-- Start --
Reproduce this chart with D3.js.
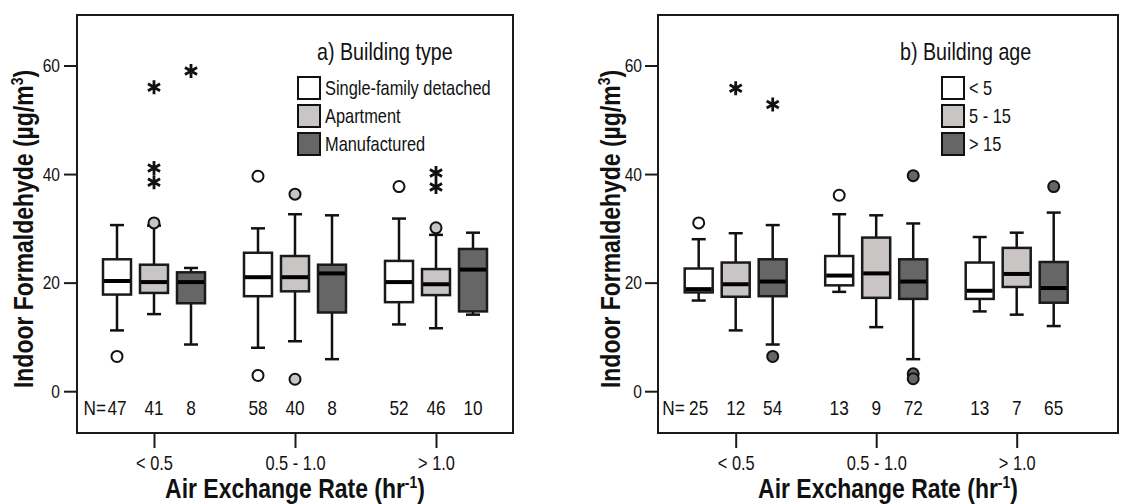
<!DOCTYPE html>
<meta charset="utf-8">
<style>
body { margin: 0; background: #fff; }
text { font-family: "Liberation Sans", Arial, sans-serif; fill: #111; }
.frame { fill: none; stroke: #1a1a1a; stroke-width: 2px; }
.axis path { display: none; }
.axis line { stroke: #1a1a1a; stroke-width: 2px; }
.axis text { font-size: 19px; fill: #111; }
.xaxis text { font-size: 20px; }
.title { font-size: 28px; font-weight: bold; }
.whisker { stroke: #111; stroke-width: 2.5px; }
.box { stroke: #1a1a1a; stroke-width: 2.5px; }
.median { stroke: #000; stroke-width: 4px; }
.outlier { stroke: #111; stroke-width: 2px; }
.star { stroke: #111; stroke-width: 2.8px; fill: none; }
.count { font-size: 21px; }
.legend-title { font-size: 24px; }
.legend-label { font-size: 20px; }
.swatch { stroke: #111; stroke-width: 2px; }
</style>
<svg width="1123" height="504"></svg>
<script src="https://d3js.org/d3.v7.min.js"></script>
<script>
// air exchange rate groups (x axis)
var rateGroups = ["< 0.5", "0.5 - 1.0", "> 1.0"];
var yTicks = [0, 20, 40, 60];
var fills = ["#ffffff", "#c9c5c5", "#666666"];

// panel a: building type
var typeSeries = ["Single-family detached", "Apartment", "Manufactured"];
// [lower whisker, q1, median, q3, upper whisker], by rate group then series
var typeStats = [
  [[11.2, 17.8, 20.3, 24.3, 30.6], [14.2, 18.1, 20.1, 23.3, 30.5], [8.6, 16.2, 20.1, 21.9, 22.7]],
  [[8.0, 17.5, 21.0, 25.5, 30.0], [9.2, 18.4, 21.0, 24.9, 32.6], [5.9, 14.5, 21.7, 23.3, 32.4]],
  [[12.3, 16.4, 20.1, 24.0, 31.8], [11.6, 17.7, 19.7, 22.5, 28.8], [14.1, 14.7, 22.4, 26.2, 29.2]]
];
var typeOutliers = [
  [[6.4], [31.0], []],
  [[39.6, 2.9], [36.3, 2.2], []],
  [[37.7], [30.1], []]
];
var typeExtremes = [
  [[], [56.0, 41.1, 38.5], [59.0]],
  [[], [], []],
  [[], [40.2, 37.6], []]
];
var typeN = [[47, 41, 8], [58, 40, 8], [52, 46, 10]];

// panel b: building age
var ageSeries = ["< 5", "5 - 15", "> 15"];
var ageStats = [
  [[16.7, 18.2, 18.8, 22.6, 28.0], [11.2, 17.4, 19.7, 23.7, 29.1], [8.6, 17.5, 20.2, 24.3, 30.6]],
  [[18.3, 19.5, 21.3, 24.9, 32.6], [11.8, 17.2, 21.7, 28.3, 32.4], [5.9, 17.0, 20.2, 24.3, 30.9]],
  [[14.7, 17.0, 18.5, 23.7, 28.4], [14.1, 19.2, 21.6, 26.4, 29.2], [12.0, 16.3, 19.0, 23.8, 32.9]]
];
var ageOutliers = [
  [[31.0], [], [6.4]],
  [[36.1], [], [39.7, 3.2, 2.3]],
  [[], [], [37.7]]
];
var ageExtremes = [
  [[], [55.8], [52.8]],
  [[], [], []],
  [[], [], []]
];
var ageN = [[25, 12, 54], [13, 9, 72], [13, 7, 65]];

var svg = d3.select("svg"),
    plotTop = 15,
    plotBottom = 433,
    boxWidth = 28,
    capWidth = 14,
    narrow = 0.82; // squeeze text to look like a narrow face

var y = d3.scaleLinear().domain([-7.7, 69.3]).range([plotBottom, plotTop]);

function drawPanel(p) {
  var g = svg.append("g");

  var x = d3.scalePoint().domain(rateGroups).range(p.groupRange);
  var xs = d3.scalePoint().domain(p.series).range([-37, 37]);
  var color = d3.scaleOrdinal().domain(p.series).range(fills);

  g.append("rect")
      .attr("class", "frame")
      .attr("x", p.x0)
      .attr("y", plotTop)
      .attr("width", p.x1 - p.x0)
      .attr("height", plotBottom - plotTop);

  g.append("g")
      .attr("class", "axis")
      .attr("transform", "translate(" + (p.x0 - 1) + ",0)")
      .call(d3.axisLeft(y).tickValues(yTicks).tickSize(12).tickPadding(p.tickPad));

  g.append("g")
      .attr("class", "axis xaxis")
      .attr("transform", "translate(0," + (plotBottom + 1) + ")")
      .call(d3.axisBottom(x).tickSize(14).tickPadding(8));

  var boxes = [];
  rateGroups.forEach(function(r, i) {
    p.series.forEach(function(s, j) {
      boxes.push({
        group: r, series: s, stats: p.stats[i][j],
        outliers: p.outliers[i][j], extremes: p.extremes[i][j], n: p.n[i][j],
        cx: x(r) + xs(s)
      });
    });
  });

  var box = g.selectAll(".boxplot")
    .data(boxes)
    .enter().append("g")
      .attr("class", "boxplot");

  box.append("line")
      .attr("class", "whisker")
      .attr("x1", function(d) { return d.cx; })
      .attr("x2", function(d) { return d.cx; })
      .attr("y1", function(d) { return y(d.stats[0]); })
      .attr("y2", function(d) { return y(d.stats[4]); });

  box.selectAll(".cap")
    .data(function(d) { return [d.stats[0], d.stats[4]].map(function(v) { return {cx: d.cx, v: v}; }); })
    .enter().append("line")
      .attr("class", "whisker cap")
      .attr("x1", function(d) { return d.cx - capWidth / 2; })
      .attr("x2", function(d) { return d.cx + capWidth / 2; })
      .attr("y1", function(d) { return y(d.v); })
      .attr("y2", function(d) { return y(d.v); });

  box.append("rect")
      .attr("class", "box")
      .attr("x", function(d) { return d.cx - boxWidth / 2; })
      .attr("width", boxWidth)
      .attr("y", function(d) { return y(d.stats[3]); })
      .attr("height", function(d) { return y(d.stats[1]) - y(d.stats[3]); })
      .attr("fill", function(d) { return color(d.series); });

  box.append("line")
      .attr("class", "median")
      .attr("x1", function(d) { return d.cx - boxWidth / 2 + 1; })
      .attr("x2", function(d) { return d.cx + boxWidth / 2 - 1; })
      .attr("y1", function(d) { return y(d.stats[2]); })
      .attr("y2", function(d) { return y(d.stats[2]); });

  box.selectAll(".outlier")
    .data(function(d) { return d.outliers.map(function(v) { return {cx: d.cx, v: v, series: d.series}; }); })
    .enter().append("circle")
      .attr("class", "outlier")
      .attr("cx", function(d) { return d.cx; })
      .attr("cy", function(d) { return y(d.v); })
      .attr("r", 5.5)
      .attr("fill", function(d) { return color(d.series); });

  // extremes drawn as asterisks
  box.selectAll(".star")
    .data(function(d) { return d.extremes.map(function(v) { return {cx: d.cx, v: v}; }); })
    .enter().append("path")
      .attr("class", "star")
      .attr("transform", function(d) { return "translate(" + d.cx + "," + y(d.v) + ")"; })
      .attr("d", function() {
        var a = 7, path = d3.path();
        [90, 30, 150].forEach(function(deg) {
          var t = deg * Math.PI / 180;
          path.moveTo(-a * Math.cos(t), -a * Math.sin(t));
          path.lineTo(a * Math.cos(t), a * Math.sin(t));
        });
        return path.toString();
      });

  box.append("text")
      .attr("class", "count")
      .attr("x", function(d) { return d.cx; })
      .attr("y", 415)
      .attr("text-anchor", "middle")
      .text(function(d) { return d.n; });

  g.append("text")
      .attr("class", "count")
      .attr("x", x(rateGroups[0]) + xs(p.series[0]) - p.nGap)
      .attr("y", 415)
      .attr("text-anchor", "end")
      .text("N=");

  // legend
  g.append("text")
      .attr("class", "legend-title")
      .attr("x", p.titleX)
      .attr("y", 60)
      .text(p.title);

  var item = g.selectAll(".legend-item")
    .data(p.series)
    .enter().append("g")
      .attr("class", "legend-item")
      .attr("transform", function(d, i) { return "translate(" + p.legendX + "," + (77 + i * 28) + ")"; });

  item.append("rect")
      .attr("class", "swatch")
      .attr("width", 22)
      .attr("height", 22)
      .attr("fill", function(d) { return color(d); });

  item.append("text")
      .attr("class", "legend-label")
      .attr("x", 27)
      .attr("y", 18)
      .text(function(d) { return d; });

  // axis titles
  var yt = g.append("text")
      .attr("class", "title")
      .attr("transform", "translate(" + p.yTitleX + ",229) rotate(-90)")
      .attr("text-anchor", "middle");
  yt.append("tspan").text("Indoor Formaldehyde (\u00b5g/m");
  yt.append("tspan").attr("dy", -10).style("font-size", "17px").text("3");
  yt.append("tspan").attr("dy", 10).text(")");

  var xt = g.append("text")
      .attr("class", "title")
      .attr("x", (p.x0 + p.x1) / 2)
      .attr("y", 498)
      .attr("text-anchor", "middle");
  xt.append("tspan").text("Air Exchange Rate (hr");
  xt.append("tspan").attr("dy", -10).style("font-size", "17px").text("-1");
  xt.append("tspan").attr("dy", 10).text(")");
}

drawPanel({
  x0: 77, x1: 513, groupRange: [154, 436], tickPad: 4, nGap: 11,
  series: typeSeries, stats: typeStats, outliers: typeOutliers, extremes: typeExtremes, n: typeN,
  title: "a) Building type", titleX: 317, legendX: 298, yTitleX: 33
});

drawPanel({
  x0: 658, x1: 1118, groupRange: [735.7, 1016.7], tickPad: 3, nGap: 14,
  series: ageSeries, stats: ageStats, outliers: ageOutliers, extremes: ageExtremes, n: ageN,
  title: "b) Building age", titleX: 900, legendX: 942, yTitleX: 620
});

// no narrow face installed: squeeze each text horizontally about its anchor
svg.selectAll("text").each(function() {
  var t = d3.select(this),
      tx = +t.attr("x") || 0,
      ty = +t.attr("y") || 0,
      tr = t.attr("transform") || "";
  t.attr("transform", tr + " translate(" + tx + "," + ty + ") scale(" + narrow + ",1) translate(" + (-tx) + "," + (-ty) + ")");
});
</script>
-- End --
**What you have to do**
Without the pictures, return the listing above from its first line through the line that has "[52, 46, 10]];".

**Result for this task**
Reproduce this chart with D3.js.
<!DOCTYPE html>
<meta charset="utf-8">
<style>
body { margin: 0; background: #fff; }
text { font-family: "Liberation Sans", Arial, sans-serif; fill: #111; }
.frame { fill: none; stroke: #1a1a1a; stroke-width: 2px; }
.axis path { display: none; }
.axis line { stroke: #1a1a1a; stroke-width: 2px; }
.axis text { font-size: 19px; fill: #111; }
.xaxis text { font-size: 20px; }
.title { font-size: 28px; font-weight: bold; }
.whisker { stroke: #111; stroke-width: 2.5px; }
.box { stroke: #1a1a1a; stroke-width: 2.5px; }
.median { stroke: #000; stroke-width: 4px; }
.outlier { stroke: #111; stroke-width: 2px; }
.star { stroke: #111; stroke-width: 2.8px; fill: none; }
.count { font-size: 21px; }
.legend-title { font-size: 24px; }
.legend-label { font-size: 20px; }
.swatch { stroke: #111; stroke-width: 2px; }
</style>
<svg width="1123" height="504"></svg>
<script src="https://d3js.org/d3.v7.min.js"></script>
<script>
// air exchange rate groups (x axis)
var rateGroups = ["< 0.5", "0.5 - 1.0", "> 1.0"];
var yTicks = [0, 20, 40, 60];
var fills = ["#ffffff", "#c9c5c5", "#666666"];

// panel a: building type
var typeSeries = ["Single-family detached", "Apartment", "Manufactured"];
// [lower whisker, q1, median, q3, upper whisker], by rate group then series
var typeStats = [
  [[11.2, 17.8, 20.3, 24.3, 30.6], [14.2, 18.1, 20.1, 23.3, 30.5], [8.6, 16.2, 20.1, 21.9, 22.7]],
  [[8.0, 17.5, 21.0, 25.5, 30.0], [9.2, 18.4, 21.0, 24.9, 32.6], [5.9, 14.5, 21.7, 23.3, 32.4]],
  [[12.3, 16.4, 20.1, 24.0, 31.8], [11.6, 17.7, 19.7, 22.5, 28.8], [14.1, 14.7, 22.4, 26.2, 29.2]]
];
var typeOutliers = [
  [[6.4], [31.0], []],
  [[39.6, 2.9], [36.3, 2.2], []],
  [[37.7], [30.1], []]
];
var typeExtremes = [
  [[], [56.0, 41.1, 38.5], [59.0]],
  [[], [], []],
  [[], [40.2, 37.6], []]
];
var typeN = [[47, 41, 8], [58, 40, 8], [52, 46, 10]];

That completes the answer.